#### Dataset content

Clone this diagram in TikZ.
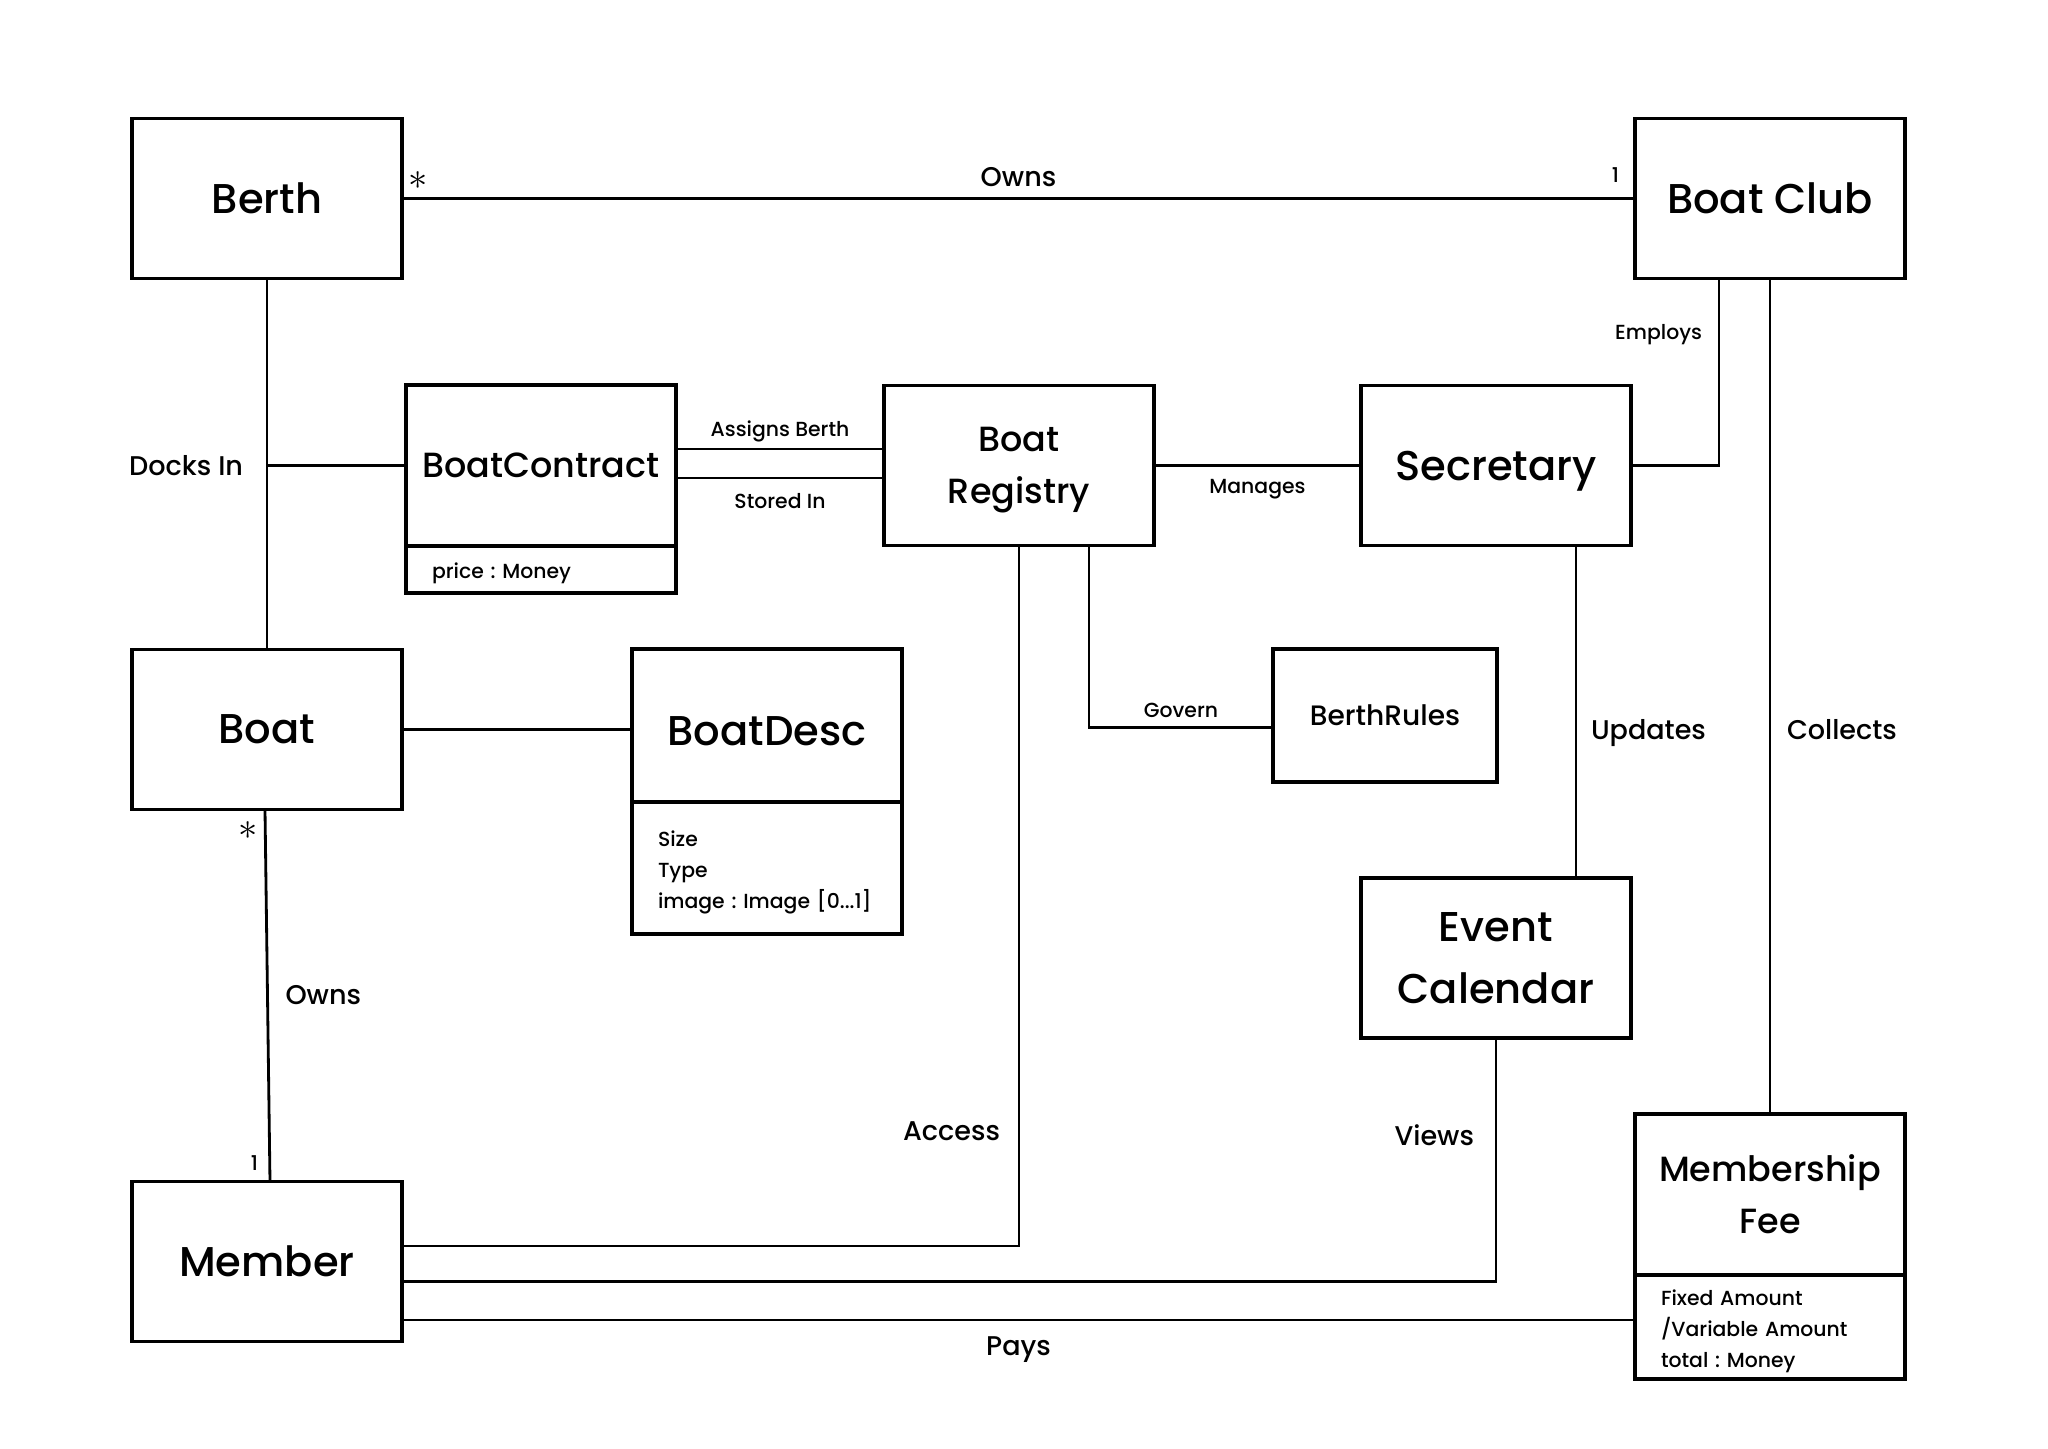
\documentclass[tikz,border=0pt]{standalone}
\usepackage{fontspec}
\setmainfont{Poppins}[UprightFont=* Medium]
\usetikzlibrary{positioning}
\frenchspacing
\newcommand{\clsbig}{\fontsize{11.85}{17.4}\selectfont}
\newcommand{\clsmid}{\fontsize{9.95}{14.8}\selectfont}
\newcommand{\clssmall}{\fontsize{8.0}{10}\selectfont}
\newcommand{\lblbig}{\fontsize{7.7}{9}\selectfont}
\newcommand{\lblsmall}{\fontsize{5.8}{7}\selectfont}
\newcommand{\attrtxt}{\fontsize{5.8}{8.8}\selectfont}

\begin{document}
\begin{tikzpicture}[inner sep=0pt,outer sep=0pt,line width=0.8pt,
classbox/.style={draw,rectangle,line width=1pt,minimum width=2.7cm,minimum height=1.6cm,align=center,text depth=0pt,font=\clsbig},
attrbox/.style={draw,rectangle,line width=1pt,inner xsep=0.26cm,text width=2.18cm,align=left,text height=0.24cm,font=\attrtxt},
rel/.style={font=\lblbig},
relsmall/.style={font=\lblsmall},
mult/.style={font=\fontsize{11}{12}\selectfont}]

\useasboundingbox (0,0) rectangle (20.48,-14.48);

% classes
\draw (2.67,-1.985) node[classbox] (Berth) {Berth};
\draw (17.70,-1.985) node[classbox] (BoatClub) {Boat Club};
\draw (5.41,-4.655) node[classbox,font=\clsmid,minimum height=1.61cm] (Contract) {BoatContract};
\node[attrbox,below=0pt of Contract,minimum height=0.47cm] (ContractAttr) {price : Money};
\draw (10.19,-4.655) node[classbox,font=\clsmid] (Registry) {Boat\\Registry};
\draw (14.96,-4.655) node[classbox] (Secretary) {Secretary};
\draw (2.67,-7.295) node[classbox] (Boat) {Boat};
\draw (7.67,-7.255) node[classbox,minimum height=1.53cm,text height=0.4cm] (BoatDesc) {BoatDesc};
\node[attrbox,below=0pt of BoatDesc,minimum height=1.32cm] (DescAttr) {Size\\Type\\image : Image [0...1]};
\draw (13.85,-7.155) node[classbox,font=\clssmall,minimum width=2.24cm,minimum height=1.33cm] (BerthRules) {BerthRules};
\draw (14.96,-9.58) node[classbox] (EventCal) {Event\\Calendar};
\draw (2.67,-12.615) node[classbox] (Member) {Member};
\draw (17.70,-11.945) node[classbox,font=\clsmid,minimum height=1.61cm] (MemFee) {Membership\\Fee};
\node[attrbox,below=0pt of MemFee,minimum height=1.04cm] (FeeAttr) {Fixed Amount\\/Variable Amount\\total : Money};

% associations
\draw (Berth.east) node[mult,xshift=0.16cm,yshift=0.18cm] {$\ast$}
  -- node[rel,above=0.12cm,pos=.5] {Owns} (BoatClub.west) node[relsmall,above left=0.16cm and 0.16cm] {1};
\draw (Berth.south) -- (Boat.north);
\draw (Berth.south |- Contract.west) node[rel,left=0.24cm] {Docks In} -- (Contract.west);
\draw ([yshift=0.165cm]Contract.east) -- node[relsmall,above=0.07cm] {Assigns Berth} ([yshift=0.165cm]Registry.west);
\draw ([yshift=-0.125cm]Contract.east) -- node[relsmall,below=0.15cm] {Stored In} ([yshift=-0.125cm]Registry.west);
\draw (Registry.east) -- node[relsmall,below=0.14cm] {Manages} (Secretary.west);
\draw (Secretary.east) -| node[relsmall,left=0.17cm,pos=.85] {Employs} ([xshift=-0.51cm]BoatClub.south);
\draw (BoatClub.south) -- node[rel,right=0.17cm,pos=.54] {Collects} (MemFee.north);
\draw ([xshift=0.8cm]Secretary.south) coordinate (upd) -- node[rel,right=0.15cm,pos=.565] {Updates} (upd |- EventCal.north);
\draw ([xshift=0.7cm]Registry.south) |- node[relsmall,above=0.1cm,pos=.75] {Govern} ([yshift=-0.12cm]BerthRules.west);
\draw (Boat.east) -- (Boat.east -| BoatDesc.west);
\draw ([xshift=-0.02cm]Boat.south) node[mult,xshift=-0.17cm,yshift=-0.21cm] {$\ast$}
  -- node[rel,right=0.18cm,pos=.5] {Owns} ([xshift=0.03cm]Member.north) node[relsmall,above left=0.11cm and 0.12cm] {1};
\draw (Registry.south) |- node[rel,left=0.19cm,pos=.418] {Access} ([yshift=0.155cm]Member.east);
\draw (EventCal.south) |- node[rel,left=0.22cm,pos=.2] {Views} ([yshift=-0.2cm]Member.east);
\draw ([yshift=-0.585cm]Member.east) coordinate (pay) -- node[rel,below=0.17cm] {Pays} (pay -| FeeAttr.west);
\end{tikzpicture}
\end{document}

#### What the task requires
Reproduce only the lines from the beginning of the data through the line that contains "of MemFee,minimum height=1.04cm]", both included, and please drop the pictures.

#### Task result
Clone this diagram in TikZ.
\documentclass[tikz,border=0pt]{standalone}
\usepackage{fontspec}
\setmainfont{Poppins}[UprightFont=* Medium]
\usetikzlibrary{positioning}
\frenchspacing
\newcommand{\clsbig}{\fontsize{11.85}{17.4}\selectfont}
\newcommand{\clsmid}{\fontsize{9.95}{14.8}\selectfont}
\newcommand{\clssmall}{\fontsize{8.0}{10}\selectfont}
\newcommand{\lblbig}{\fontsize{7.7}{9}\selectfont}
\newcommand{\lblsmall}{\fontsize{5.8}{7}\selectfont}
\newcommand{\attrtxt}{\fontsize{5.8}{8.8}\selectfont}

\begin{document}
\begin{tikzpicture}[inner sep=0pt,outer sep=0pt,line width=0.8pt,
classbox/.style={draw,rectangle,line width=1pt,minimum width=2.7cm,minimum height=1.6cm,align=center,text depth=0pt,font=\clsbig},
attrbox/.style={draw,rectangle,line width=1pt,inner xsep=0.26cm,text width=2.18cm,align=left,text height=0.24cm,font=\attrtxt},
rel/.style={font=\lblbig},
relsmall/.style={font=\lblsmall},
mult/.style={font=\fontsize{11}{12}\selectfont}]

\useasboundingbox (0,0) rectangle (20.48,-14.48);

% classes
\draw (2.67,-1.985) node[classbox] (Berth) {Berth};
\draw (17.70,-1.985) node[classbox] (BoatClub) {Boat Club};
\draw (5.41,-4.655) node[classbox,font=\clsmid,minimum height=1.61cm] (Contract) {BoatContract};
\node[attrbox,below=0pt of Contract,minimum height=0.47cm] (ContractAttr) {price : Money};
\draw (10.19,-4.655) node[classbox,font=\clsmid] (Registry) {Boat\\Registry};
\draw (14.96,-4.655) node[classbox] (Secretary) {Secretary};
\draw (2.67,-7.295) node[classbox] (Boat) {Boat};
\draw (7.67,-7.255) node[classbox,minimum height=1.53cm,text height=0.4cm] (BoatDesc) {BoatDesc};
\node[attrbox,below=0pt of BoatDesc,minimum height=1.32cm] (DescAttr) {Size\\Type\\image : Image [0...1]};
\draw (13.85,-7.155) node[classbox,font=\clssmall,minimum width=2.24cm,minimum height=1.33cm] (BerthRules) {BerthRules};
\draw (14.96,-9.58) node[classbox] (EventCal) {Event\\Calendar};
\draw (2.67,-12.615) node[classbox] (Member) {Member};
\draw (17.70,-11.945) node[classbox,font=\clsmid,minimum height=1.61cm] (MemFee) {Membership\\Fee};
\node[attrbox,below=0pt of MemFee,minimum height=1.04cm] (FeeAttr) {Fixed Amount\\/Variable Amount\\total : Money};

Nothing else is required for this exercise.